In David Barton’s Alternative Reality, Americans Love Don’t Ask Don’t Tell

Republican pseudo-historian David Barton says that he, like Jesus, has never been legitimately critiqued, and is even suing two Democratic politicians in Texas and a blogger who have criticized him. While Right Wing Watch, among others, reports on Barton’s incessant dishonesty on a regular basis, he continues to tell falsehoods even when he is directly confronted about it.

Today on his program WallBuilders Live, Barton and his co-host Rick Green discussed the 9th Circuit Court’s decision on Don’t Ask Don’t Tell. While they originally found the policy unconstitutional, the court recently vacated the ruling following the policy’s official repeal. Barton argued that Don’t Ask Don’t Tell and the Defense of Marriage Act are “still overwhelmingly popular” among Americans:

Barton: The president’s going to follow the 9th’s decision, that’s just what happens when you get a president—

Green: You’re gonna have to choose a Commander and Chief that—

Barton: You’re gonna have to choose a president who’s going to enforce laws that the rest of us think are important. Now he’s choosing to enforce the laws and not enforce the laws he thinks are important, and it’s not where the nation is. You know overwhelmingly we still want DOMA, the ban on homosexuals in the military that’s still overwhelmingly popular, he’s just not going there.
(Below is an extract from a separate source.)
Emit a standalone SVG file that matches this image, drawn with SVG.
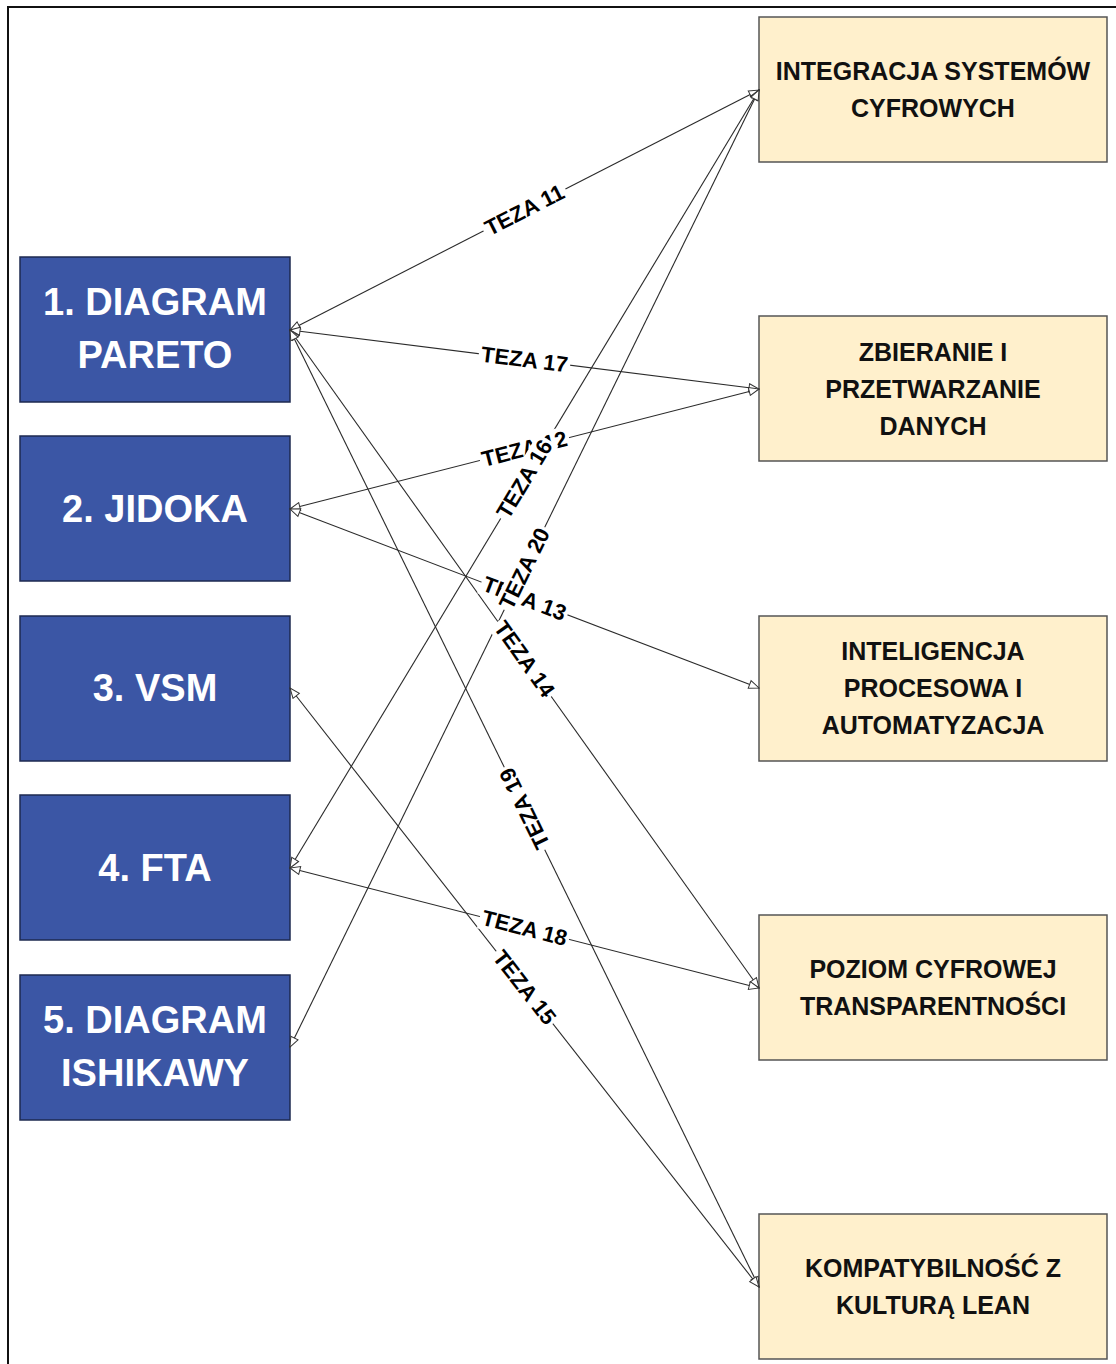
<svg xmlns="http://www.w3.org/2000/svg" width="1116" height="1364" viewBox="0 0 1116 1364">
  <style>
    .tool rect { fill: #3B56A5; stroke: #1E2A50; stroke-width: 1.5; }
    .tool text { fill: #FFFFFF; font-family: "Liberation Sans", Arial, sans-serif; font-weight: bold; font-size: 38px; text-anchor: middle; dominant-baseline: central; }
    .aspect rect { fill: #FFF0CC; stroke: #555555; stroke-width: 1.5; }
    .aspect text { fill: #111111; font-family: "Liberation Sans", Arial, sans-serif; font-weight: bold; font-size: 25px; text-anchor: middle; dominant-baseline: central; }
    .links line { stroke: #2A2A2A; stroke-width: 1.1; fill: none; marker-start: url(#tip); marker-end: url(#tip); }
    .tag rect { fill: #FFFFFF; stroke: none; }
    .tag text { fill: #000000; font-family: "Liberation Sans", Arial, sans-serif; font-weight: bold; font-size: 22px; text-anchor: middle; dominant-baseline: central; }
  </style>
  <defs>
    <marker id="tip" viewBox="0 0 12 10" refX="11" refY="5" markerWidth="12" markerHeight="10" markerUnits="userSpaceOnUse" orient="auto-start-reverse">
      <path d="M1,1 L11,5 L1,9 Z" fill="#FFFFFF" stroke="#333333" stroke-width="1"/>
    </marker>
  </defs>

  <rect width="1116" height="1364" fill="#FFFFFF"/>
  <!-- outer frame -->
  <rect x="8" y="7" width="1130" height="1380" fill="none" stroke="#111111" stroke-width="2"/>

  <!-- quality tools (left column) -->
  <g id="tool-pareto" class="tool">
    <rect x="20" y="257" width="270" height="145"/>
    <text x="155" y="302">1. DIAGRAM</text>
    <text x="155" y="355">PARETO</text>
  </g>
  <g id="tool-jidoka" class="tool">
    <rect x="20" y="436" width="270" height="145"/>
    <text x="155" y="509">2. JIDOKA</text>
  </g>
  <g id="tool-vsm" class="tool">
    <rect x="20" y="616" width="270" height="145"/>
    <text x="155" y="688">3. VSM</text>
  </g>
  <g id="tool-fta" class="tool">
    <rect x="20" y="795" width="270" height="145"/>
    <text x="155" y="868">4. FTA</text>
  </g>
  <g id="tool-ishikawa" class="tool">
    <rect x="20" y="975" width="270" height="145"/>
    <text x="155" y="1020">5. DIAGRAM</text>
    <text x="155" y="1073">ISHIKAWY</text>
  </g>

  <!-- digital aspects (right column) -->
  <g id="aspect-integration" class="aspect">
    <rect x="759" y="17" width="348" height="145"/>
    <text x="933" y="71">INTEGRACJA SYSTEMÓW</text>
    <text x="933" y="108">CYFROWYCH</text>
  </g>
  <g id="aspect-data" class="aspect">
    <rect x="759" y="316" width="348" height="145"/>
    <text x="933" y="352">ZBIERANIE I</text>
    <text x="933" y="389">PRZETWARZANIE</text>
    <text x="933" y="426">DANYCH</text>
  </g>
  <g id="aspect-intelligence" class="aspect">
    <rect x="759" y="616" width="348" height="145"/>
    <text x="933" y="651">INTELIGENCJA</text>
    <text x="933" y="688">PROCESOWA I</text>
    <text x="933" y="725">AUTOMATYZACJA</text>
  </g>
  <g id="aspect-transparency" class="aspect">
    <rect x="759" y="915" width="348" height="145"/>
    <text x="933" y="969">POZIOM CYFROWEJ</text>
    <text x="933" y="1006">TRANSPARENTNOŚCI</text>
  </g>
  <g id="aspect-lean" class="aspect">
    <rect x="759" y="1214" width="348" height="145"/>
    <text x="933" y="1268">KOMPATYBILNOŚĆ Z</text>
    <text x="933" y="1305">KULTURĄ LEAN</text>
  </g>

  <!-- connectors -->
  <g id="connectors">
    <g class="links">
      <line x1="290" y1="330" x2="759" y2="90"/>
      <line x1="290" y1="330" x2="759" y2="389"/>
      <line x1="290" y1="330" x2="759" y2="988"/>
      <line x1="290" y1="330" x2="759" y2="1287"/>
      <line x1="290" y1="509" x2="759" y2="389"/>
      <line x1="290" y1="509" x2="759" y2="688"/>
      <line x1="290" y1="868" x2="759" y2="90"/>
      <line x1="290" y1="1047" x2="759" y2="90"/>
      <line x1="290" y1="868" x2="759" y2="988"/>
      <line x1="290" y1="688" x2="759" y2="1287"/>
    </g>
    <!-- thesis labels at connector midpoints -->
    <g class="tag" transform="translate(524.5,210) rotate(-27.1)"><rect x="-46" y="-12" width="92" height="24"/><text>TEZA 11</text></g>
    <g class="tag" transform="translate(524.5,359.5) rotate(7.17)"><rect x="-46" y="-12" width="92" height="24"/><text>TEZA 17</text></g>
    <g class="tag" transform="translate(524.5,449) rotate(-14.35)"><rect x="-46" y="-12" width="92" height="24"/><text>TEZA 12</text></g>
    <g class="tag" transform="translate(524.5,479) rotate(-58.92)"><rect x="-46" y="-12" width="92" height="24"/><text>TEZA 16</text></g>
    <g class="tag" transform="translate(524.5,598.5) rotate(20.88)"><rect x="-46" y="-12" width="92" height="24"/><text>TEZA 13</text></g>
    <g class="tag" transform="translate(524.5,568.5) rotate(-63.9)"><rect x="-46" y="-12" width="92" height="24"/><text>TEZA 20</text></g>
    <g class="tag" transform="translate(524.5,659) rotate(54.52)"><rect x="-46" y="-12" width="92" height="24"/><text>TEZA 14</text></g>
    <g class="tag" transform="translate(524.5,808.5) rotate(-116.1)"><rect x="-46" y="-12" width="92" height="24"/><text>TEZA 19</text></g>
    <g class="tag" transform="translate(524.5,928) rotate(14.35)"><rect x="-46" y="-12" width="92" height="24"/><text>TEZA 18</text></g>
    <g class="tag" transform="translate(524.5,987.5) rotate(51.94)"><rect x="-46" y="-12" width="92" height="24"/><text>TEZA 15</text></g>
  </g>
</svg>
Of course, Barton is flat out wrong.

A CBS News poll released October 4 found that “68 percent of Americans said they support gay and lesbians’ rights to serve openly,” and that 48% of Republicans favored the repeal of the ban on openly gay soldiers, more than the 41% who opposed repeal.

On marriage, polls from Gallup, CNN, ABC, AP/Roper and the Public Religion Research Institute all found that a majority of Americans support marriage equality for gays and lesbians. Moreover, a Greenberg Quinlan Rosner Research poll found that 51% of voters oppose DOMA and just 34% support the law, which is still being enforced.

But David Barton, naturally, would not let actual polling data stand in the way of his claim that Americans are still hostile to the rights of gays and lesbians.